In a release sent from the AG’s office:
The grants are distributed by the Department of Crime Victim Assistance Grants in the Attorney General’s Office. The Department was added to the Attorney General’s Office by state law in 2017. There are three different types of grants: Victims of Crime Act (VOCA) grants; Violence Against Women Act (VAWA) grants; and State Victim Assistance Program (SVAP) grants.
“These state and local agencies and non-profit groups do so much to help people who are going through traumatic circumstances. With these funds, we are able to support agencies throughout the state as they assist victims of violent crime in their recovery,” Attorney General Alan Wilson said.
The grants are being awarded to private non-profit groups, Sheriff’s offices, police departments, solicitor’s offices, and state agencies. For example, Foothills Alliance, based in Anderson County, is receiving two VOCA grants and one VAWA grant for approximately $705,975 for Child Advocacy Services and an array of services for survivors of sexual assault. Sexual Trauma Services of the Midlands is receiving a grant for over $1.2 million that provides rapid response and resolution for sexual assault victims’ needs through crisis intervention, advocacy, and counseling.

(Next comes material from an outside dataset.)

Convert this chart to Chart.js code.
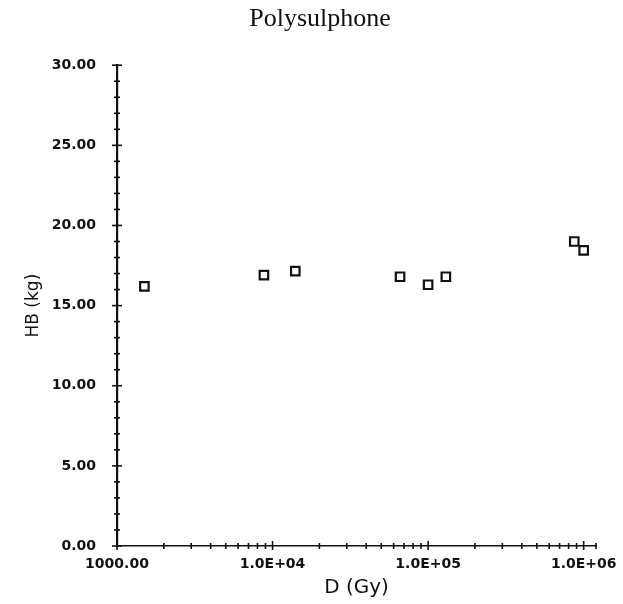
<!DOCTYPE html>
<html>
<head>
<meta charset="utf-8">
<title>Polysulphone</title>
<script src="https://cdn.jsdelivr.net/npm/chart.js@4"></script>
<style>
    html, body { margin: 0; padding: 0; background: #fff; }
    #wrap { width: 623px; height: 604px; }
</style>
</head>
<body>
<div id="wrap"><canvas id="hbChart"></canvas></div>
<script>
"use strict";

/* global Chart */

// ✅ Data
const doseGy = [1500, 8800, 14000, 66000, 100000, 130000, 870000, 1000000];
const hbKg = [16.2, 16.9, 17.15, 16.8, 16.3, 16.8, 19.0, 18.45];

// ✅ Axis ticks
const xMajorTicks = [1000, 10000, 100000, 1000000];
const xMajorLabels = ["1000.00", "1.0E+04", "1.0E+05", "1.0E+06"];
const xMinorSteps = [2, 3, 4, 5, 6, 7, 8, 9];
const X_MIN = 1000;
const X_MAX = 1200000;
const Y_MIN = 0;
const Y_MAX = 30;
const Y_LABEL_EVERY = 5;

const INK = "#111";
const SANS = "'DejaVu Sans', sans-serif";

// The title in the scan sits a bit left of the plot centre, so the layout is
// padded on the left and the y axis box made narrower to keep the plot put.
const LEFT_PAD = 44;
const PLOT_LEFT = 117;

// every decade gets minor ticks 2..9, plus one at the end of the axis
const xTickValues = [];
xMajorTicks.forEach(m => {
    xTickValues.push(m);
    xMinorSteps.forEach(s => {
        if (m * s < X_MAX) xTickValues.push(m * s);
    });
});
xTickValues.push(X_MAX);

// ✅ Tick marks that cross the axis line, like the plotter drew them
const crossTicks = {
    id: "crossTicks",
    afterDraw(chart) {
        const c = chart.ctx;
        const xs = chart.scales.x;
        const ys = chart.scales.y;
        c.save();
        c.strokeStyle = INK;
        c.lineWidth = 1.6;
        xs.ticks.forEach(t => {
            const px = xs.getPixelForValue(t.value);
            const big = xMajorTicks.includes(t.value);
            c.beginPath();
            c.moveTo(px, xs.top - (big ? 5 : 3));
            c.lineTo(px, xs.top + (big ? 4 : 3));
            c.stroke();
        });
        ys.ticks.forEach(t => {
            const py = ys.getPixelForValue(t.value);
            const big = t.value % Y_LABEL_EVERY === 0;
            c.beginPath();
            c.moveTo(ys.right - (big ? 5 : 3), py);
            c.lineTo(ys.right + (big ? 5 : 3), py);
            c.stroke();
        });
        c.restore();
    }
};

const ctx = document.getElementById("hbChart").getContext("2d");

new Chart(ctx, {
    type: "scatter",
    data: {
        datasets: [{
            label: "HB",
            data: doseGy.map((d, i) => ({ x: d, y: hbKg[i] })),
            pointStyle: "rect",
            pointRadius: 6,
            pointHoverRadius: 6,
            borderWidth: 2.2,
            borderColor: INK,
            backgroundColor: "#fff",
            showLine: false
        }]
    },
    options: {
        responsive: true,
        maintainAspectRatio: false,
        animation: false,
        layout: { padding: { left: LEFT_PAD, right: 27, top: 0, bottom: 0 } },
        plugins: {
            legend: { display: false },
            tooltip: { enabled: false },
            title: {
                display: true,
                text: "Polysulphone",
                color: INK,
                font: { family: "'Liberation Serif', serif", size: 26, weight: "normal" },
                padding: { top: 4, bottom: 30 }
            }
        },
        scales: {
            x: {
                type: "logarithmic",
                position: "bottom",
                min: X_MIN,
                max: X_MAX,
                afterBuildTicks: scale => {
                    scale.ticks = xTickValues.map(v => ({ value: v }));
                },
                afterFit: scale => { scale.height = 58; },
                grid: { display: false },
                border: { color: INK, width: 1.6 },
                ticks: {
                    autoSkip: false,
                    maxRotation: 0,
                    padding: 2,
                    color: INK,
                    font: { family: SANS, size: 14, weight: "bold" },
                    callback: value => {
                        const idx = xMajorTicks.indexOf(value);
                        return idx >= 0 ? xMajorLabels[idx] : "";
                    }
                },
                title: {
                    display: true,
                    text: "D (Gy)",
                    color: INK,
                    font: { family: SANS, size: 20 },
                    padding: { top: 0, bottom: 4 }
                }
            },
            y: {
                min: Y_MIN,
                max: Y_MAX,
                afterFit: scale => { scale.width = PLOT_LEFT - LEFT_PAD; },
                grid: { display: false },
                border: { color: INK, width: 2.2 },
                ticks: {
                    stepSize: 1,
                    autoSkip: false,
                    padding: 13,
                    color: INK,
                    font: { family: SANS, size: 14, weight: "bold" },
                    callback: value => (value % Y_LABEL_EVERY === 0 ? value.toFixed(2) : "")
                },
                title: {
                    display: true,
                    text: "HB (kg)",
                    color: INK,
                    font: { family: SANS, size: 17 },
                    padding: { top: 23 - LEFT_PAD, bottom: 0 }
                }
            }
        }
    },
    plugins: [crossTicks]
});
</script>
</body>
</html>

Hopeful Horizons, in Beaufort County, is receiving two awards totaling approximately $1.3 million providing wrap-around services to victims of domestic violence, rape crisis victims, and is also a Children’s Advocacy Center. Hopeful Horizons provides these services in Allendale, Beaufort, Colleton, Hampton, and Jasper Counties. “The grant staff of the Crime Victim Services Division in the Attorney General’s Office is honored to work with the hundreds of caring, dedicated professionals who help victims of crime every day in South Carolina”, said Barbara Jean “B.J.” Nelson, Director of the Division. “Our goal is to have the most effective, and the most compassionate, victim service system across the United States.”
Approximately 98 percent of the money comes from federal grants, with the remaining portion from state funds. Both VOCA and VAWA are administered by the US Department of Justice. VOCA uses non-taxpayer money from the Crime Victims Fund. VAWA is appropriated by Congress. It is important to note that VOCA funds come from federal fines and penalties, not from taxpayers, and it does not add to the national debt or deficit in any way.